Even the unexpected is translated. Walking along the street I saw in the window of a second-hand book-shop, two “Just William” stories in Spanish, published around 1979. Far too tempting. The two books now sit on my shelves.
It is not that Spain lacks authors. The bookshops have shelves of them. Furthermore, Spain also shares its language with the majority of the countries of Latin and South America so has access to their rich literary heritage. Books written in Spanish are plentiful.
Furthermore, Spanish bookshops also celebrate foreign writers. This year is the hundredth anniversary of the death of Benito Pérez Galdós, one of the great, late-19th century Spanish novelists. Copies of his novels decorate the windows of a bookshop opposite the railway station. But next to his novels are an almost equal numbers of translations of the novels of Charles Dickens, in commemoration of the 150th anniversary of his death.
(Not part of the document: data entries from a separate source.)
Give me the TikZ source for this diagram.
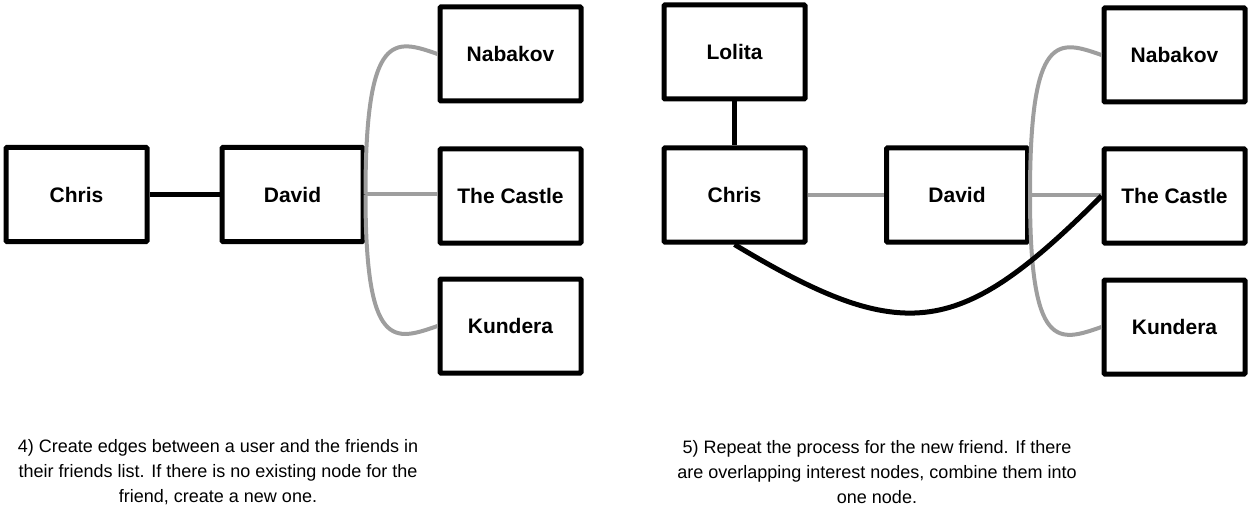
\documentclass[tikz,border=0pt]{standalone}
\usepackage{fontspec}
\setmainfont{Liberation Sans}
\definecolor{linkgray}{RGB}{158,158,158}
\begin{document}
\begin{tikzpicture}[x=1pt,y=-1pt,
  box/.style={draw=black, line width=5pt, fill=white, minimum width=141pt,
    minimum height=94pt, inner sep=0pt, rounded corners=1pt,
    font=\fontsize{21}{25}\selectfont\bfseries},
  graylink/.style={draw=linkgray, line width=4pt},
  blacklink/.style={draw=black, line width=5pt},
  caption/.style={align=center, inner sep=0pt,
    font=\fontsize{18}{25}\selectfont}]
\useasboundingbox (0,0) rectangle (1251,508);

% step 4: one user, one friend, three interests
\node[box] (chrisL) at (76.5,194.5) {Chris};
\node[box] (davidL) at (292.5,194.5) {David};
\node[box] (nabL)   at (510.5,54)   {Nabakov};
\node[box] (castL)  at (510.5,196)  {The Castle};
\node[box] (kunL)   at (510.5,326)  {Kundera};

\draw[blacklink] (chrisL) -- (davidL);
\draw[graylink] (davidL.east) .. controls +(0,-165) and +(-43,-15) .. (nabL.west);
\draw[graylink] (davidL.east) -- (davidL.east -| castL.west);
\draw[graylink] (davidL.east) .. controls +(0,157) and +(-43,15) .. (kunL.west);

\node[caption] (capL) at (218,472)
  {4) Create edges between a user and the friends in\\
   their friends list. If there is no existing node for the\\
   friend, create a new one.};

% step 5: the new friend joins, shared interests merged
\node[box] (lolita) at (734.5,52)  {Lolita};
\node[box] (chrisR) at (734.5,195) {Chris};
\node[box] (davidR) at (957,195)   {David};
\node[box] (nabR)   at (1174.5,55) {Nabakov};
\node[box] (castR)  at (1174.5,196) {The Castle};
\node[box] (kunR)   at (1174.5,327) {Kundera};

\draw[blacklink] (lolita) -- (chrisR);
\draw[graylink] (chrisR) -- (davidR);
\draw[graylink] (davidR.east) .. controls +(0,-165) and +(-43,-15) .. (nabR.west);
\draw[graylink] (davidR.east) -- (davidR.east -| castR.west);
\draw[graylink] (davidR.east) .. controls +(0,157) and +(-43,15) .. (kunR.west);
\draw[blacklink] (chrisR.south) .. controls +(171,103) and +(-141,141) .. (castR.west);

\node[caption] (capR) at (877,472)
  {5) Repeat the process for the new friend. If there\\
   are overlapping interest nodes, combine them into\\
   one node.};
\end{tikzpicture}
\end{document}
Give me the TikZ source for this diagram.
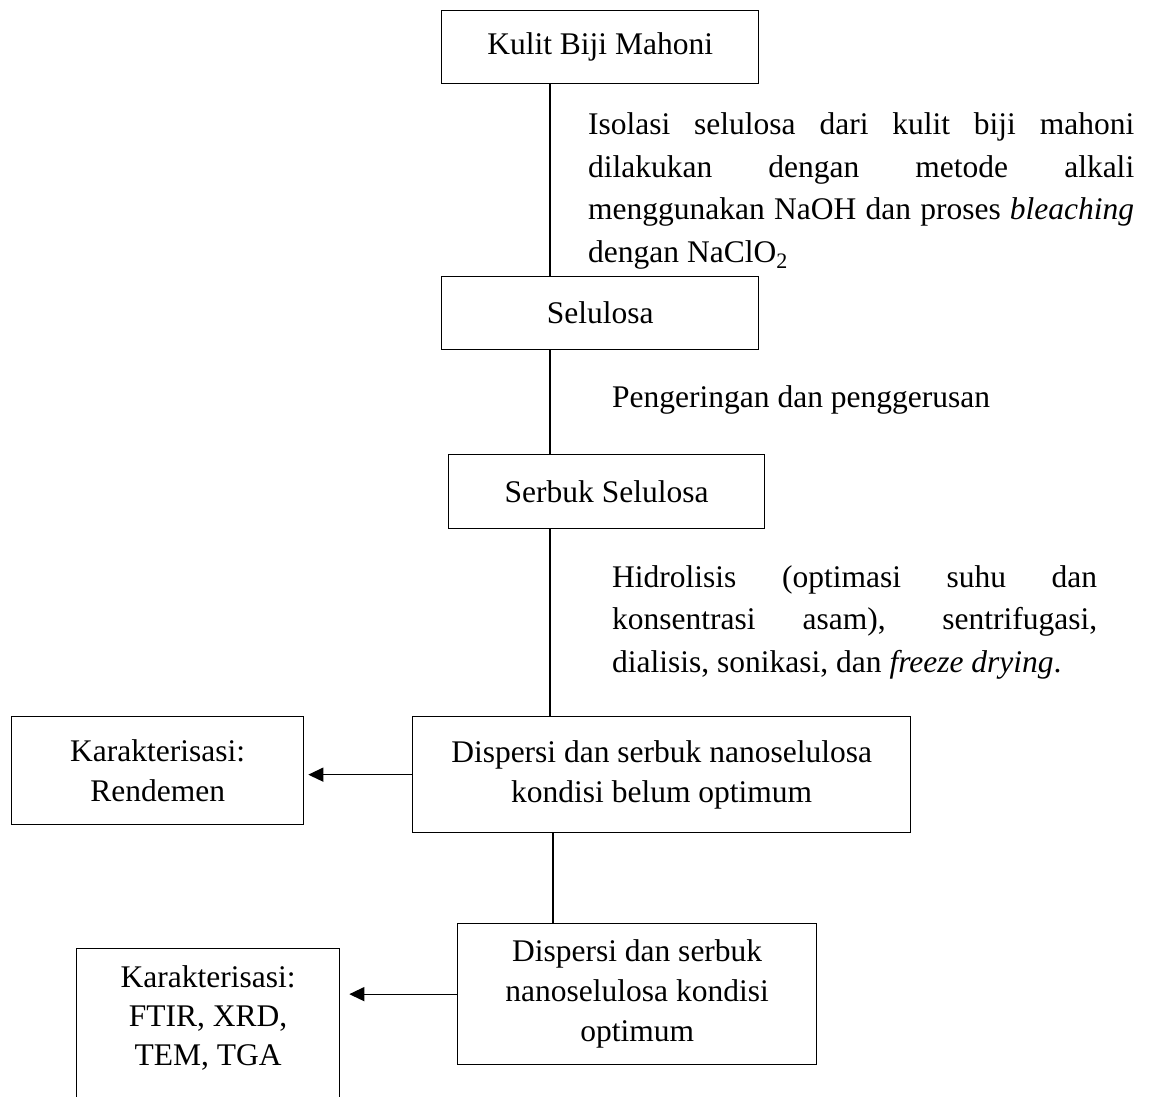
\documentclass[tikz,border=0pt]{standalone}
\usepackage{fontspec}
\setmainfont{Liberation Serif}
\usetikzlibrary{arrows.meta}
\tolerance=10000
\hbadness=10000
\tikzset{
  box/.style={draw, line width=1.3pt, anchor=north west, align=center, inner sep=0pt,
    font=\fontsize{31.5}{40}\selectfont},
  conn/.style={line width=1.3pt},
  arr/.style={line width=1.3pt, -{Triangle[length=15pt,width=14pt]}},
  note/.style={anchor=base west, inner sep=0pt, font=\fontsize{31.5}{42.5}\selectfont}
}
\begin{document}
\begin{tikzpicture}[x=1pt,y=-1pt]
\useasboundingbox (0,0) rectangle (1154,1097);
\clip (0,0) rectangle (1154,1097);
% boxes
\node[box, minimum width=317pt, minimum height=73pt] (k1) at (441,10) {Kulit Biji Mahoni};
\node[box, minimum width=317pt, minimum height=73pt] (s1) at (441,276) {Selulosa};
\node[box, minimum width=316pt, minimum height=74pt] (s2) at (448,454) {Serbuk Selulosa};
\node[box, minimum width=498pt, minimum height=116pt] (d1) at (412,716) {Dispersi dan serbuk nanoselulosa\\kondisi belum optimum};
\node[box, minimum width=292pt, minimum height=108pt] (r1) at (11,716) {Karakterisasi:\\Rendemen};
\node[box, minimum width=359pt, minimum height=141pt] (d2) at (457,923) {Dispersi dan serbuk\\nanoselulosa kondisi\\optimum};
\node[box, minimum width=263pt] (r2) at (76,948)
  {\parbox[t][200pt][t]{263pt}{\centering\fontsize{31.5}{39}\selectfont\rule{0pt}{39pt}Karakterisasi:\\FTIR, XRD,\\TEM, TGA}};
% process notes
\node[note] (t1) at (588,135) {\parbox[t]{546pt}{Isolasi selulosa dari kulit biji mahoni\linebreak dilakukan dengan metode alkali\linebreak menggunakan NaOH dan proses \textit{bleaching}\linebreak dengan NaClO\textsubscript{2}}};
\node[note] (t2) at (612,407) {Pengeringan dan penggerusan};
\node[note] (t3) at (612,587) {\parbox[t]{485pt}{Hidrolisis (optimasi suhu dan\linebreak konsentrasi asam), sentrifugasi,\linebreak dialisis, sonikasi, dan \textit{freeze drying}.}};
% connectors
\coordinate (sp) at (550,0);
\coordinate (sq) at (553,0);
\draw[conn] (sp |- k1.south) -- (sp |- s1.north);
\draw[conn] (sp |- s1.south) -- (sp |- s2.north);
\draw[conn] (sp |- s2.south) -- (sp |- d1.north);
\draw[conn] (sq |- d1.south) -- (sq |- d2.north);
\draw[arr, shorten >=4pt] (d1.west) -- (d1.west -| r1.east);
\draw[arr, shorten >=9pt] (d2.west) -- (d2.west -| r2.east);
\end{tikzpicture}
\end{document}
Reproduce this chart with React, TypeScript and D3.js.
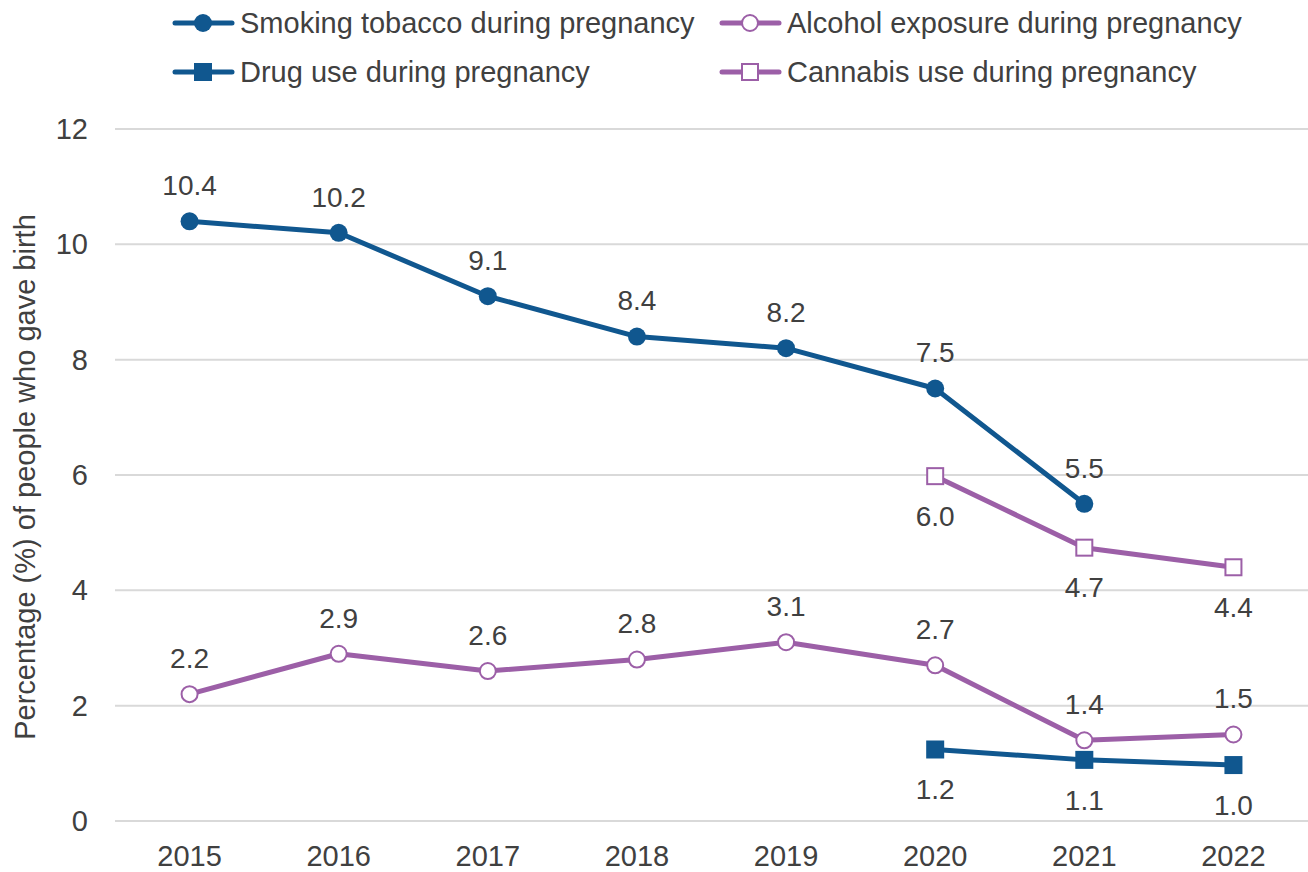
import React from "react";
import * as d3 from "d3";

const years = ["2015", "2016", "2017", "2018", "2019", "2020", "2021", "2022"];
const smoking: (number | null)[] = [10.4, 10.2, 9.1, 8.4, 8.2, 7.5, 5.5, null];
const alcohol: (number | null)[] = [2.2, 2.9, 2.6, 2.8, 3.1, 2.7, 1.4, 1.5];
const drug: (number | null)[] = [null, null, null, null, null, 1.24, 1.06, 0.97];
const cannabis: (number | null)[] = [null, null, null, null, null, 5.98, 4.74, 4.4];
const yTicks = [0, 2, 4, 6, 8, 10, 12];

const BLUE = "#10578f";
const PURPLE = "#9c5fa7";
const TEXT = "#404040";
const FONT = "'Liberation Sans', Arial, sans-serif";

type Series = {
  name: string;
  values: (number | null)[];
  color: string;
  shape: "circle" | "square";
  filled: boolean;
  labelPos: "above" | "below";
};

const series: Series[] = [
  { name: "Smoking tobacco during pregnancy", values: smoking, color: BLUE, shape: "circle", filled: true, labelPos: "above" },
  { name: "Alcohol exposure during pregnancy", values: alcohol, color: PURPLE, shape: "circle", filled: false, labelPos: "above" },
  { name: "Drug use during pregnancy", values: drug, color: BLUE, shape: "square", filled: true, labelPos: "below" },
  { name: "Cannabis use during pregnancy", values: cannabis, color: PURPLE, shape: "square", filled: false, labelPos: "below" },
];

const W = 1308;
const H = 872;
const left = 115;
const right = 1308;
const top = 129;
const bottom = 821;

function Marker({ s, x, y }: { s: Series; x: number; y: number }) {
  const fill = s.filled ? s.color : "#ffffff";
  if (s.shape === "circle") {
    return <circle cx={x} cy={y} r={s.filled ? 9 : 8} fill={fill} stroke={s.color} strokeWidth={s.filled ? 0 : 2} />;
  }
  const sz = s.filled ? 18 : 16;
  return <rect x={x - sz / 2} y={y - sz / 2} width={sz} height={sz} fill={fill} stroke={s.color} strokeWidth={s.filled ? 0 : 2} />;
}

export default function App() {
  const x = d3.scaleBand<string>().domain(years).range([left, right]);
  const y = d3.scaleLinear().domain([0, 12]).range([bottom, top]);
  const cx = (yr: string) => (x(yr) ?? 0) + x.bandwidth() / 2;

  const line = d3
    .line<number | null>()
    .defined((d) => d !== null)
    .x((_, i) => cx(years[i]))
    .y((d) => y(d as number));

  const legendItems = [
    { s: series[0], lx: 175, ly: 23 },
    { s: series[1], lx: 722, ly: 23 },
    { s: series[2], lx: 175, ly: 72 },
    { s: series[3], lx: 722, ly: 72 },
  ];

  return (
    <svg width={W} height={H} style={{ position: "absolute", left: 0, top: 0, background: "#fff" }} fontFamily={FONT}>
      {yTicks.map((t) => (
        <g key={t}>
          <line x1={left} x2={right} y1={y(t)} y2={y(t)} stroke="#d9d9d9" strokeWidth={2} />
          <text x={88} y={y(t)} dy="0.35em" textAnchor="end" fontSize={29} fill={TEXT}>
            {t}
          </text>
        </g>
      ))}
      {years.map((yr) => (
        <text key={yr} x={cx(yr)} y={856} dy="0.35em" textAnchor="middle" fontSize={29} fill={TEXT}>
          {yr}
        </text>
      ))}
      <text
        transform={`translate(25, 477) rotate(-90)`}
        textAnchor="middle"
        dy="0.35em"
        fontSize={29}
        fill={TEXT}
      >
        Percentage (%) of people who gave birth
      </text>

      {series.map((s) => (
        <path key={s.name} d={line(s.values) ?? ""} fill="none" stroke={s.color} strokeWidth={5} strokeLinejoin="round" />
      ))}
      {series.map((s) =>
        s.values.map((v, i) =>
          v === null ? null : (
            <g key={s.name + i}>
              <Marker s={s} x={cx(years[i])} y={y(v)} />
              <text
                x={cx(years[i])}
                y={y(v) + (s.labelPos === "above" ? -36 : 40)}
                dy="0.35em"
                textAnchor="middle"
                fontSize={28}
                fill={TEXT}
              >
                {v.toFixed(1)}
              </text>
            </g>
          )
        )
      )}

      {legendItems.map(({ s, lx, ly }) => (
        <g key={s.name}>
          <line x1={lx} x2={lx + 57} y1={ly} y2={ly} stroke={s.color} strokeWidth={5} strokeLinecap="round" />
          <Marker s={s} x={lx + 28} y={ly} />
          <text x={lx + 65} y={ly} dy="0.35em" fontSize={29} fill={TEXT}>
            {s.name}
          </text>
        </g>
      ))}
    </svg>
  );
}
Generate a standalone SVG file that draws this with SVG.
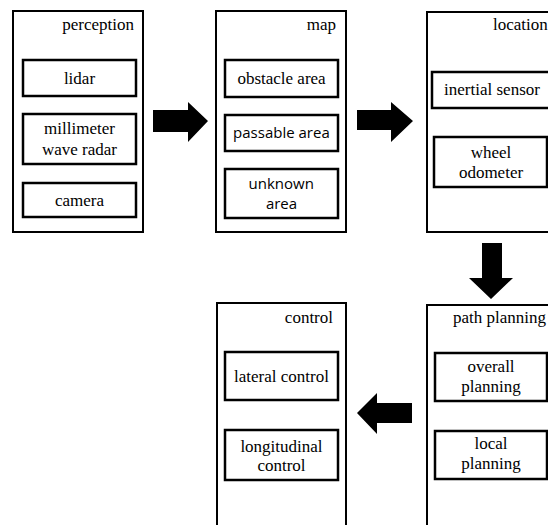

Elizabeth Gaskell does not miss out either. On the on-line bookstore of Casa de Libros are 15 books of hers translated into Spanish, her novellas often being produced in stand-alone editions. https://www.casadellibro.com/libros?q=Elizabeth+Gaskell&page=2
In the bookshop itself I could find 5 of her books on the shelves. I was tempted by “La Casa del Páramo”, “The Moorland cottage” but wondered whether the experience of reading it would be different, whether the Spanish words would conjure a different picture to their original English equivalent. “Wives and Daughters” too has a slightly altered title in the Spanish because the two words are reversed to produce “Hijas y Esposas”. But that, I suspect, is more to do with getting the words to flow better off the tongue.
As English speakers we benefit from speaking a language that is used so widely and which, because of its many roots and its many borrowings is such a rich, diverse language, just like the country it comes from. But it has led us into a narrower reading experience.